Why is it so hard to be a human in a world of other humans? While unpacking one’s family karma may be a project unto itself, this continual, sudden splitting off from the other, this us vs. theming, is happening all the time on all levels of society. And it has a long history.
As Dr Rick Hanson points out, for the last 2 million years our ancestors have succeeded in preserving “us” by repelling “them.” And when tribal, primal preservation is the goal, the us/them method still works. However, as Dr. Hanson says, now that we are “living all together on this planet—seven and a half billion or so members of the one human tribe—the ancient tendency to fear and attack ‘them’ is going to be very harmful, and it has been very harmful already to ‘us.’”
Luckily, this ancient tendency to distinguish us from them is not only an habitual pattern that is enacted without our consent, it is also a tool that we can take hold of and put to good use. This is what Dr. Hanson Calls “widening the circle of us.”
The Widening the Circle of Us practice, offered in the clip above, is a salve to soothe the shrunken circle in which, at times, there is hardly room for ourselves. It’s a practice of inclusivity, wholeness, and healing. It can feel alarming, he cautions, including all of ‘them’ in our practice. Yet often, he says, “widening the circle of us has a kind of peacefulness in it, a whoosh, a landing and settling.”
It’s good to remember that “You can have a widening circle of us while simultaneously reserving your rights, seeking justice, and opposing inside the circle of us, in a meaningful way, those who are harming others” (which you can read more about in Dr. Hanson’s blog post here).

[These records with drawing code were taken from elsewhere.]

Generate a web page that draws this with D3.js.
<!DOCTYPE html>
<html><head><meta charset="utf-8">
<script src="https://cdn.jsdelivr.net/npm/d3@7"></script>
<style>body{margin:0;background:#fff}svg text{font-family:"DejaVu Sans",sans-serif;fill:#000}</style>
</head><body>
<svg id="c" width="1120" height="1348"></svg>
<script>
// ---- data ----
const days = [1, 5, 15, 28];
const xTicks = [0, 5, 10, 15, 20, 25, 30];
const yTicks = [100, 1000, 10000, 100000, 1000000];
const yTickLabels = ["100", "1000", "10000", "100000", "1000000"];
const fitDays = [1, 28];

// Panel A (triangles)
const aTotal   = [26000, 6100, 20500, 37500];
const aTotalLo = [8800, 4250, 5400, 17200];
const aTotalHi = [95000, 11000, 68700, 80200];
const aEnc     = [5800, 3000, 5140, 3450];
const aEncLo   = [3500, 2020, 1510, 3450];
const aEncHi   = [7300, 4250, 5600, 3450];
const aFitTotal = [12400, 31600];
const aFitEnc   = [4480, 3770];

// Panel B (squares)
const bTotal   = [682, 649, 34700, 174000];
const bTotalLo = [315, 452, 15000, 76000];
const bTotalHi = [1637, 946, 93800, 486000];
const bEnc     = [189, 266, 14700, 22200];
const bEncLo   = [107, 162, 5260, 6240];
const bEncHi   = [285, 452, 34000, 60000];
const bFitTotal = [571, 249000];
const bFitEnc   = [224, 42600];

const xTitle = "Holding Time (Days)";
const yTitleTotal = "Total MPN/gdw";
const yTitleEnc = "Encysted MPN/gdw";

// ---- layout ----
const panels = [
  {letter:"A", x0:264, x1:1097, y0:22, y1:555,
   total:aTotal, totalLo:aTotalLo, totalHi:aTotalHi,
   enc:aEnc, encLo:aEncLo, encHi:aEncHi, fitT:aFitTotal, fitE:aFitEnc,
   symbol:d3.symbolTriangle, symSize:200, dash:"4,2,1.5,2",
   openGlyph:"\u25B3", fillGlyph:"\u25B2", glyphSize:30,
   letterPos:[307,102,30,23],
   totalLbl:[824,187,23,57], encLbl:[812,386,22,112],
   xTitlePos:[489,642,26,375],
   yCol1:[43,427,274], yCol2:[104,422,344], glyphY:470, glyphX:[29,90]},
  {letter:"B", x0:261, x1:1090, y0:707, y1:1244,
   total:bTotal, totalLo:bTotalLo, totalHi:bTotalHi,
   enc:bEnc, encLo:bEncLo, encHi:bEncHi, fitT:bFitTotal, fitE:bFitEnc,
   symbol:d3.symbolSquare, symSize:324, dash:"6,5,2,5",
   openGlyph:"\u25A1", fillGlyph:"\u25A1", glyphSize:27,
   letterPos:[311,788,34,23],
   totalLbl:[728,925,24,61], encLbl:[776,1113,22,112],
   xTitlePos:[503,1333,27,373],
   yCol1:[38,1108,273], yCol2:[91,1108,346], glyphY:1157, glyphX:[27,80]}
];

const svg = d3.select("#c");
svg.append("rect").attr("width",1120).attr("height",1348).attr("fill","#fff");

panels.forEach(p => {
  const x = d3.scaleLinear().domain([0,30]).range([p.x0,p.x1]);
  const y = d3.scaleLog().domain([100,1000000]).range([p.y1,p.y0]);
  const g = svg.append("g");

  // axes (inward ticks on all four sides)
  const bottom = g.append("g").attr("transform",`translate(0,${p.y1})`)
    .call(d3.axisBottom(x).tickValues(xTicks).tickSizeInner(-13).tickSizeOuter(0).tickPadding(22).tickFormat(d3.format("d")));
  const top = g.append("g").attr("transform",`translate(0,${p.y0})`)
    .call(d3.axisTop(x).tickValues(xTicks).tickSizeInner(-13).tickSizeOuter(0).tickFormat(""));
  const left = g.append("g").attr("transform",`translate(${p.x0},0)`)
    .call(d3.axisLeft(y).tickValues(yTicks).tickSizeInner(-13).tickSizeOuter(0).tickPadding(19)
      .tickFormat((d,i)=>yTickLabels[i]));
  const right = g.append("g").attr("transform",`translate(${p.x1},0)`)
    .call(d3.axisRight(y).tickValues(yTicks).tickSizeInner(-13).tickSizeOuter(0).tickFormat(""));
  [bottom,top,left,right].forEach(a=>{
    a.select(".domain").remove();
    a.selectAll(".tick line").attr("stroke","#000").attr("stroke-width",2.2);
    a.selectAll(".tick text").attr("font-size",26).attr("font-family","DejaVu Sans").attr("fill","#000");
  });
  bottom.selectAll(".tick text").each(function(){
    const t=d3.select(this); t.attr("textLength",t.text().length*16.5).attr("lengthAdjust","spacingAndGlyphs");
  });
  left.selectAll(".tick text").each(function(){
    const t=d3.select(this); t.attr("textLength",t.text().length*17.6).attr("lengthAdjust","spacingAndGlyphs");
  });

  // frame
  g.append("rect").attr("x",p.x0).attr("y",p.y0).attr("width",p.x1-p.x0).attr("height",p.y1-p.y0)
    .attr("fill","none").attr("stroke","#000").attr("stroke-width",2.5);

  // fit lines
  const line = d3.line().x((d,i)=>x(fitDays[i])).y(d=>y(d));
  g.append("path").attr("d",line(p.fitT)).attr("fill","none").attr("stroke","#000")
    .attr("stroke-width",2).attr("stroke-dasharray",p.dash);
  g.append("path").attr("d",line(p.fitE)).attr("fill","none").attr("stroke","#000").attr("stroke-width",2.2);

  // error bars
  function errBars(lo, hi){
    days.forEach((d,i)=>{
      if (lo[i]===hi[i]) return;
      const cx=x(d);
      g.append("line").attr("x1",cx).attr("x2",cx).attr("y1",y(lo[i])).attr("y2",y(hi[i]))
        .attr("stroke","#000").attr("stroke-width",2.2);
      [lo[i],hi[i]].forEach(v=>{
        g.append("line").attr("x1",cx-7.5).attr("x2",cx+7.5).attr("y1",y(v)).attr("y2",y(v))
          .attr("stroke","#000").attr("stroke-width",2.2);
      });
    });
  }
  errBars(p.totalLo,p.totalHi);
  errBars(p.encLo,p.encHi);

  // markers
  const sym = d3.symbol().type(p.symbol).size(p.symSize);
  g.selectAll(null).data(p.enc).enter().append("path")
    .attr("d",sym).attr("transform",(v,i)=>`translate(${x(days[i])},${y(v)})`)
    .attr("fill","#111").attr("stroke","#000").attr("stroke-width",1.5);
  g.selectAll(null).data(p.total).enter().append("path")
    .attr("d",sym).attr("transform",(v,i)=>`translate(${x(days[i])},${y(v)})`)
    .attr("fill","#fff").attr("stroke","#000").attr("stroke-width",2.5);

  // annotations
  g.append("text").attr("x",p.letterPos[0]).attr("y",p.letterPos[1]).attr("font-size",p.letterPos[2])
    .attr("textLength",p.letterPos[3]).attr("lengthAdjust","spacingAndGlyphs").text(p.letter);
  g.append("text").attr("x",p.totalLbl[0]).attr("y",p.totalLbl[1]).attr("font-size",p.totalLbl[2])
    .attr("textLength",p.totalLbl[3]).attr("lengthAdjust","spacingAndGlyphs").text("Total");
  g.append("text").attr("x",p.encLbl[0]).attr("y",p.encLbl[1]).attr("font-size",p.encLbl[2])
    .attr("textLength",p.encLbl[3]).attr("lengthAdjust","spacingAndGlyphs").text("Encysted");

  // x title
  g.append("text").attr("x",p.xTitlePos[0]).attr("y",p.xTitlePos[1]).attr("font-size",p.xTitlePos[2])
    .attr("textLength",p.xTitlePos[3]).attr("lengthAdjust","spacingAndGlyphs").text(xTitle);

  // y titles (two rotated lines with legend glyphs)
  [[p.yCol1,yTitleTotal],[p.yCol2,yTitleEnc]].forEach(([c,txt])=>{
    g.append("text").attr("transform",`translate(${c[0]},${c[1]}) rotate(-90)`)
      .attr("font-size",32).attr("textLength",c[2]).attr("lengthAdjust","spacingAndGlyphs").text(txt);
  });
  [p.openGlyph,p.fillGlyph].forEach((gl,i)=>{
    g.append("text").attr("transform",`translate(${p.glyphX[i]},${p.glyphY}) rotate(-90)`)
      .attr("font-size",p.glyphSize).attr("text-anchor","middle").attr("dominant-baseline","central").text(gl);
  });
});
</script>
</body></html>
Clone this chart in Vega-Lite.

Practicing this week, and thinking of my family, and thinking of politics, the divide, and the world of divisions and harm we live in, I’ve been grateful for the sigh of relief I hear emitted inside me, from that heart, that cobra, that sometimes divisive relative in the good family of me, of us.
What do you think? Do you have a tendency to fear and attack “them”? How does this work (or not) while among loved ones? What about creating healthy boundaries?